De la mort à la mort : récits de fuite de l’enfer de Gaza

Lorsque la guerre s’intensifie, les grandes villes se transforment en champs ouverts de destruction et d’exode massif, comme c’est le cas aujourd’hui à Gaza.
Mardi, Israël a annoncé avoir lancé une offensive terrestre d’envergure contre la ville, défiant les condamnations internationales, tandis que les Palestiniens fuyaient par vagues la plus grande agglomération du territoire sous un bombardement croissant.
Des responsables israéliens ont affirmé que l’incursion tant attendue avait débuté à la périphérie de la ville, après une semaine marquée par l’intensification des frappes aériennes et la destruction d’immeubles de grande hauteur.
Le ministre de la Défense, Israël Katz, a écrit mardi : « Gaza brûle », ajoutant que l’armée agit pour garantir « la libération des otages et la défaite du Hamas ».
Le Premier ministre Benyamin Netanyahou a, de son côté, qualifié cette phase de la guerre de « critique », affirmant que l’assaut sur Gaza vise l’un des derniers bastions du Hamas dans l’enclave.
Une escalade sur fond d’« extermination »
Cette opération intervient alors que l’ONU et d’autres organismes alertent sur une aggravation de la crise humanitaire déjà catastrophique, certaines zones de Gaza étant officiellement en état de famine.
Près d’un million de personnes – soit la moitié de la population de la bande – vivaient dans la ville et ses environs. Israël a tenté de contraindre les habitants à évacuer, mais l’armée estime qu’à peine 40 % d’entre eux ont quitté les lieux, des chiffres impossibles à vérifier de manière indépendante.
Un rapport indépendant des Nations unies publié mardi a conclu qu’Israël commet un « génocide » à Gaza, relevant que les civils de l’enclave « ont été collectivement pris pour cibles en raison de leur identité palestinienne ».
Israël a rejeté ce rapport, le qualifiant de « mensonger » et a exigé la dissolution de la commission.
Un scénario de désolation
Longtemps épargnée par le sort tragique de Rafah et de Khan Younès au sud, Gaza subit désormais le même cycle de destruction.
Mardi, au moins 93 Palestiniens ont été tués dans le nord de l’enclave, et plus de 100 sur l’ensemble du territoire, selon les autorités sanitaires locales.
Après une nuit de frappes intenses, les habitants ont tenté d’évacuer ce qui leur restait de biens. Des images diffusées par des agences internationales montraient des quartiers entiers, comme celui de Sheikh Radwan, réduits en ruines, tandis que des familles transportaient valises et couvertures entre les décombres.
Dans le ciel, des drones israéliens bourdonnaient, tandis que les habitants affirmaient avoir subi certaines des frappes les plus violentes depuis des mois.

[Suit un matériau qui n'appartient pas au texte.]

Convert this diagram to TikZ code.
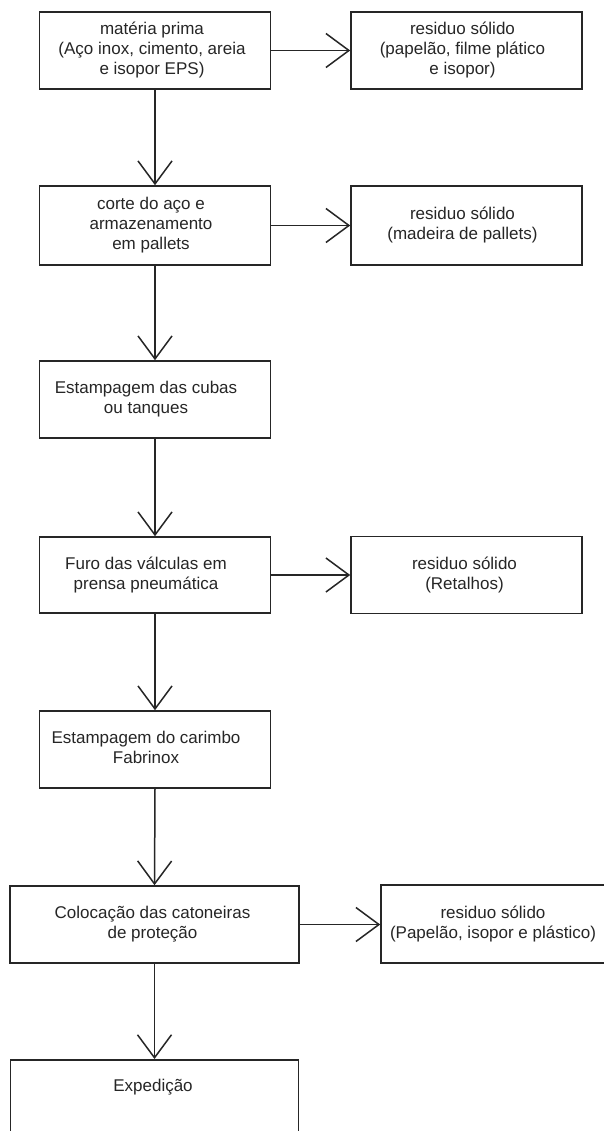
\documentclass[tikz,border=0pt]{standalone}
\usepackage{fontspec}
\setmainfont{Liberation Sans}
\usetikzlibrary{arrows.meta}
\definecolor{ink}{HTML}{262626}
\tikzset{
  box/.style={draw=ink, line width=1.6pt, rectangle, inner sep=0pt, text=ink,
    font=\fontsize{17}{20}\selectfont, minimum width=231pt, minimum height=77pt},
  txt/.style={inner sep=0pt, text=ink, font=\fontsize{17}{20}\selectfont},
  flow/.style={draw=ink, line width=1.5pt,
    -{Straight Barb[length=23pt,width=34pt,line width=1.5pt]}}
}
\newcommand{\pad}[2]{\begin{tabular}{@{}c@{\hspace{#1pt}}}#2\end{tabular}}
\begin{document}
\begin{tikzpicture}[x=1pt,y={(0pt,-1pt)}]
\useasboundingbox (0,0) rectangle (603,1131);
\fill[white] (0,0) rectangle (603,1131);

\node[box] (b1) at (155,50.5) {\pad{6}{matéria prima\\(Aço inox, cimento, areia\\e isopor EPS)}};
\node[box] (r1) at (466.5,50.5) {\pad{8}{residuo sólido\\(papelão, filme plático\\e isopor)}};

\node[box, minimum height=79pt] (b2) at (155,225.5) {\pad{8}{corte do aço e\\armazenamento\\em pallets}};
\node[box, minimum height=79pt] (r2) at (466.5,225.5) {\pad{8}{residuo sólido\\(madeira de pallets)}};

\node[box] (b3) at (155,399.5) {\pad{18}{Estampagem das cubas\\ou tanques}};

\node[box, minimum height=76pt] (b4) at (155,575) {\pad{18}{Furo das válculas em\\prensa pneumática}};
\node[box, minimum height=77pt] (r4) at (466.5,575) {\pad{4}{residuo sólido\\(Retalhos)}};

\node[box] (b5) at (155,749.5) {\pad{18}{Estampagem do carimbo\\Fabrinox}};

\node[box, minimum width=289pt, minimum height=77pt] (b6) at (154.5,924.5) {\pad{4}{Colocação das catoneiras\\de proteção}};
\node[box, minimum width=224pt, minimum height=78pt] (r6) at (493,924) {\pad{0}{residuo sólido\\(Papelão, isopor e plástico)}};

\node[box, minimum width=288pt, minimum height=100pt, anchor=north] (b7) at (154.5,1059) {};
\node[txt] (t7) at (153,1087) {Expedição};

\draw[flow] (b1.east) -- (r1.west);
\draw[flow] (b2.east) -- (r2.west);
\draw[flow] (b4.east) -- (r4.west |- b4.east);
\draw[flow] (b6.east) -- (r6.west |- b6.east);

\draw[flow] (b1.south) -- (b2.north);
\draw[flow] (b2.south) -- (b3.north);
\draw[flow] (b3.south) -- (b4.north);
\draw[flow] (b4.south) -- (b5.north);
\draw[flow] (b5.south) -- (b6.north);
\draw[flow] (b6.south) -- (b7.north);
\end{tikzpicture}
\end{document}
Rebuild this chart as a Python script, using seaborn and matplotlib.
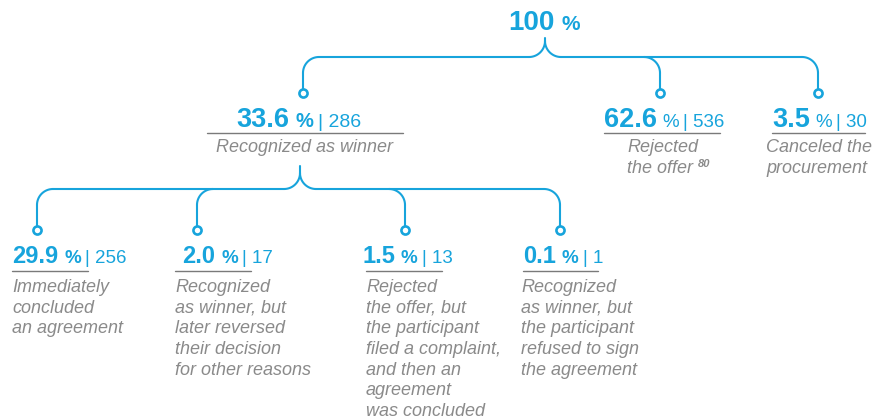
import numpy as np
import matplotlib
matplotlib.use('Agg')
import matplotlib.pyplot as plt
import seaborn as sns

# ── Data ──────────────────────────────────────────────────────────────────────
root_pct = '100'

level1_pct = ['33.6', '62.6', '3.5']
level1_cnt = ['286', '536', '30']
level1_desc = ['Recognized as winner', 'Rejected\nthe offer', 'Canceled the\nprocurement']
footnote = '80'

level2_pct = ['29.9', '2.0', '1.5', '0.1']
level2_cnt = ['256', '17', '13', '1']
level2_desc = [
    'Immediately\nconcluded\nan agreement',
    'Recognized\nas winner, but\nlater reversed\ntheir decision\nfor other reasons',
    'Rejected\nthe offer, but\nthe participant\nfiled a complaint,\nand then an\nagreement\nwas concluded',
    'Recognized\nas winner, but\nthe participant\nrefused to sign\nthe agreement',
]

# ── Style ─────────────────────────────────────────────────────────────────────
sns.set_theme(style='white')
plt.rcParams['font.family'] = ['Liberation Sans', 'DejaVu Sans']

BLUE = '#17a4dc'
GRAY = '#8a8a8a'
RULE = '#7a7a7a'

fig = plt.figure(figsize=(8.73, 4.2), dpi=100)
ax = fig.add_axes([0, 0, 1, 1])
ax.set_xlim(0, 873)
ax.set_ylim(420, 0)
ax.axis('off')
renderer = fig.canvas.get_renderer()


def width(t):
    return t.get_window_extent(renderer).width


def headline(x, y, pct, cnt, size, pct_size, cnt_size, pct_weight='bold', gap=6):
    t = ax.text(x, y, pct, fontsize=size, fontweight='bold', color=BLUE, va='baseline')
    x += width(t) + gap
    t = ax.text(x, y, '%', fontsize=pct_size, fontweight=pct_weight, color=BLUE, va='baseline')
    if cnt:
        x += width(t) + 4
        ax.text(x, y, '| ' + cnt, fontsize=cnt_size, color=BLUE, va='baseline')


def arc(cx, cy, r, t0, t1):
    t = np.linspace(t0, t1, 30)
    ax.plot(cx + r * np.cos(t), cy + r * np.sin(t), color=BLUE, lw=1.5,
            solid_capstyle='round')


def bracket(sx, y_top, y_h, y_end, xs, r=16):
    # stem splitting into both directions
    ax.plot([sx, sx], [y_top, y_h - r], color=BLUE, lw=1.5)
    arc(sx - r, y_h - r, r, 0, np.pi / 2)
    arc(sx + r, y_h - r, r, np.pi, np.pi / 2)
    ax.plot([min(xs) + r, sx - r], [y_h, y_h], color=BLUE, lw=1.5)
    ax.plot([sx + r, max(xs) - r], [y_h, y_h], color=BLUE, lw=1.5)
    for x in xs:
        if x < sx:
            arc(x + r, y_h + r, r, 1.5 * np.pi, np.pi)
        else:
            arc(x - r, y_h + r, r, 1.5 * np.pi, 2 * np.pi)
        ax.plot([x, x], [y_h + r, y_end], color=BLUE, lw=1.5)
    sns.scatterplot(x=xs, y=[y_end] * len(xs), ax=ax, s=34, color='white',
                    edgecolor=BLUE, linewidth=1.9, zorder=5, legend=False)


# ── Root ──────────────────────────────────────────────────────────────────────
headline(508, 30, root_pct, None, 20, 15, 13, gap=7)
bracket(545, 38, 57, 93, [303, 660, 818])

# ── Level 1 ───────────────────────────────────────────────────────────────────
l1_x = [236, 604, 772]
l1_rule = [(207, 403), (604, 720), (772, 865)]
l1_desc_x = [305, 627, 766]
l1_desc_ha = ['center', 'left', 'left']
for i in range(3):
    bold = i == 0
    headline(l1_x[i], 127, level1_pct[i], level1_cnt[i], 19.5,
             14.5 if bold else 13.5, 14 if bold else 13.5,
             'bold' if bold else 'normal', gap=7 if bold else 5)
    ax.plot(l1_rule[i], [133, 133], color=RULE, lw=1)
    ax.text(l1_desc_x[i], 139, level1_desc[i], fontsize=13, style='italic',
            color=GRAY, ha=l1_desc_ha[i], va='top', linespacing=1.28)

# footnote marker after "the offer"
t = ax.text(627, 175, 'the offer', fontsize=13, style='italic', alpha=0)
ax.text(627 + width(t) + 5, 167, footnote, fontsize=8, style='italic',
        fontweight='bold', color=GRAY, va='baseline')

bracket(300, 166, 189, 230, [37, 197, 405, 560])

# ── Level 2 ───────────────────────────────────────────────────────────────────
l2_x = [12, 182, 362, 523]
l2_rule = [(12, 88), (175, 251), (366, 442), (523, 598)]
l2_desc_x = [12, 175, 366, 521]
for i in range(4):
    headline(l2_x[i], 263, level2_pct[i], level2_cnt[i], 17, 13.5, 13.5)
    ax.plot(l2_rule[i], [271, 271], color=RULE, lw=1)
    ax.text(l2_desc_x[i], 279, level2_desc[i], fontsize=13, style='italic',
            color=GRAY, ha='left', va='top', linespacing=1.28)

fig.savefig('out.png', dpi=100)
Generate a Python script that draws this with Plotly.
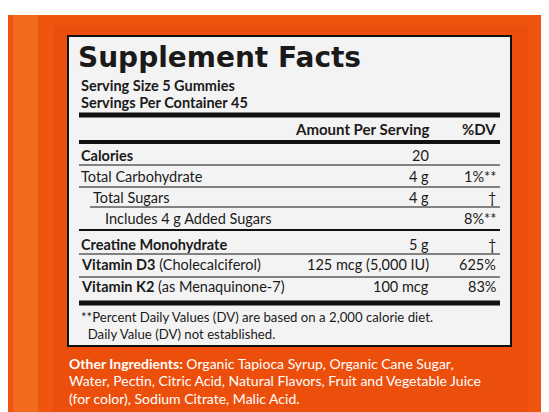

« Peur, peur, rien que de la peur », a témoigné Maysar al-Adwan, couvert de sueur, portant des matelas et des couvertures sur sa tête.
Rawan al-Salmoni, mère de quatre enfants, a confié qu’elle avait cru mourir lors du dernier bombardement. « Nous avons dit : par Dieu, nous allons mourir ici. C’est un miracle que nous ayons survécu. »
« De la mort à la mort »
Pour beaucoup, ce n’était pas le premier déplacement. Des foules encombraient l’artère côtière d’al-Rashid, où la circulation était paralysée.
« Croyez-vous que nous partons en promenade ? », s’est insurgé Ahmed Abou al-Houl depuis une petite camionnette. « Nous fuyons la destruction et la ruine. Mais nous passons de la mort à la mort, pas de la mort à la gloire. La situation est terrible. »
Le Haut-Commissaire de l’ONU aux droits de l’homme, Volker Türk, a exhorté la communauté internationale à empêcher une invasion totale de Gaza : « Ce massacre doit cesser immédiatement. »
L’UNICEF a averti qu’un nouvel assaut « démultiplierait les souffrances des enfants », soulignant que 450 000 mineurs à Gaza font déjà face à la faim, au traumatisme et à l’effondrement des soins de santé.
La présidence palestinienne a dénoncé une « guerre contre l’humanité » et réclamé une intervention internationale urgente, notamment de Washington.